What No One Ever Tells You About WeaningPosted by admin on August 31st, 2009
I will get around to writing about my grad school plans and pet peeves, but since most of you were interested in reading about weaning, here goes.
DISCLAIMER: If you are a man, or a woman who’s uncomfortable with nonsexual breast talk, proceed with caution.
There are plenty of things that no one bothers to mention when you’re expecting a baby, but the surprises don’t end in the first few months postpartum. Breastfeeding is a hot topic these days, but weaning? Not many people want to talk about that, and I’m finding out why.
First of all, milk production is not like an addiction: it can’t be stopped cold turkey. That is, unless you want a plugged duct or, worse, the terrible infection that is mastitis. The only way to signal to your body that your baby is ready to slow down his consumption is to decrease the frequency of nursings gradually. VERY gradually. Dropping roughly one feeding a week until you’re completely done has worked for me…and I’m still not done.
In addition to dealing with a (frighteningly verbose) child begging for the kind of milk that doesn’t come from the fridge, mama must live through the ups and downs of breast engorgement and pain, extreme lopsidedness, and leaking. It’s like the day your milk came in, for three months straight.
Here’s where I border upon revealing too much information: about five times a day, I have to milk myself just a little bit. It has become an art form: hand expressing just enough to take the pressure off, but not enough to signal to my body that it should amp up production again. That’s the amazing thing about the breastfeeding process — each mother’s milk is constantly adjusting in content and quantity to perfectly meet her baby’s needs. Myths exist that discourage mothers from nursing past a certain age, like the claim that breast milk loses its nutritional value after a baby is [place arbitrary number here] months old. The exact opposite is true, which is why it’s sad that so many new mothers buy into prevalent misunderstandings. Breastfeeding is a personal journey full of personal decisions, but women have a right to medically correct information prior to making those decisions.
I must clarify that my weaning experience is wholly different from that of a mom who may have supplemented with formula or started her baby on solid foods earlier than 7 months (when I did).
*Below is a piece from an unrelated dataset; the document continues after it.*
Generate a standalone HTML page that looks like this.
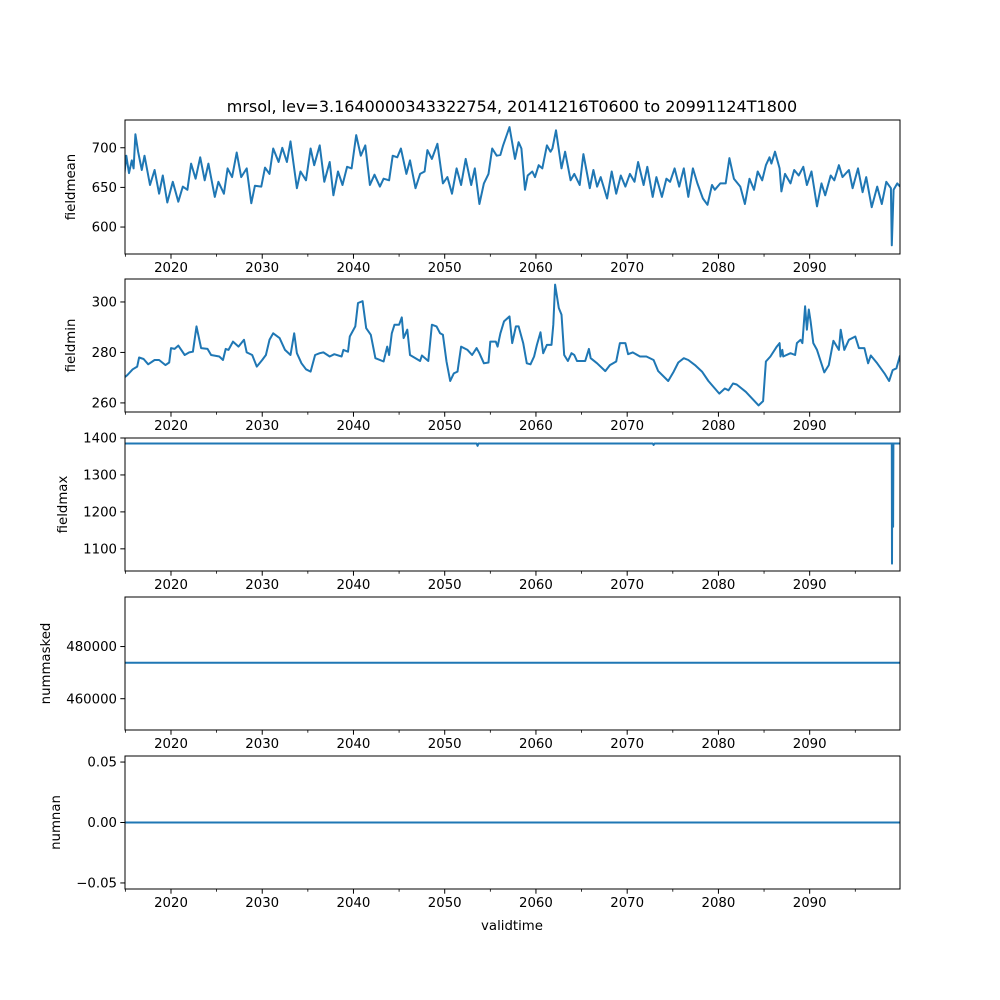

My son took breast milk from a bottle when I had to leave him with family while I was still in school, but now he only occasionally uses a sippy cup. No pacifiers for him; he throws them across the room. I have been his pacifier for almost 20 months, and that is more than okay with me. It is a personal preference, and a unique relationship dynamic: Mommy as teddy bear. He is just now demonstrating signs of independence, and the associated manipulation skills. Weaning is one part of the transition out of baby stage, like moving to his toddler bed and picking up his toys.
After over three months of nighttime waking to the sound of my son screaming “daychay!” (leche), I am feeling ready to let the breastfeeding relationship go. I think there is more than just a physiological reason that my body has not fully ceased production. My heart hasn’t been up for it. The hormonal shifts of lessened production (and the hormonal hell that is just around the corner after I fully wean) are enough to make a woman weepy, but it is more convoluted than that.
As a mother, I can’t explain my need to mother. It just is. Breastfeeding is an element of the instinct to protect, nourish, and encourage your baby, and stopping it is like going through a slow grieving process. Knowing something is about to die doesn’t make the death less painful.
As far as the mechanics of weaning are concerned, I wonder how my slippage down the slope from exclusive breastfeeding to practically none at all would have been affected had I known more about the needs of body and baby from the start. I think I may have been less inclined to go with my gut. Luckily, I learned about slowing the flow the hard way. While that has often meant walking around feeling like I have rocks in my bra, I’m okay with things being hard for awhile when I see the happy, healthy boy my body helped to create.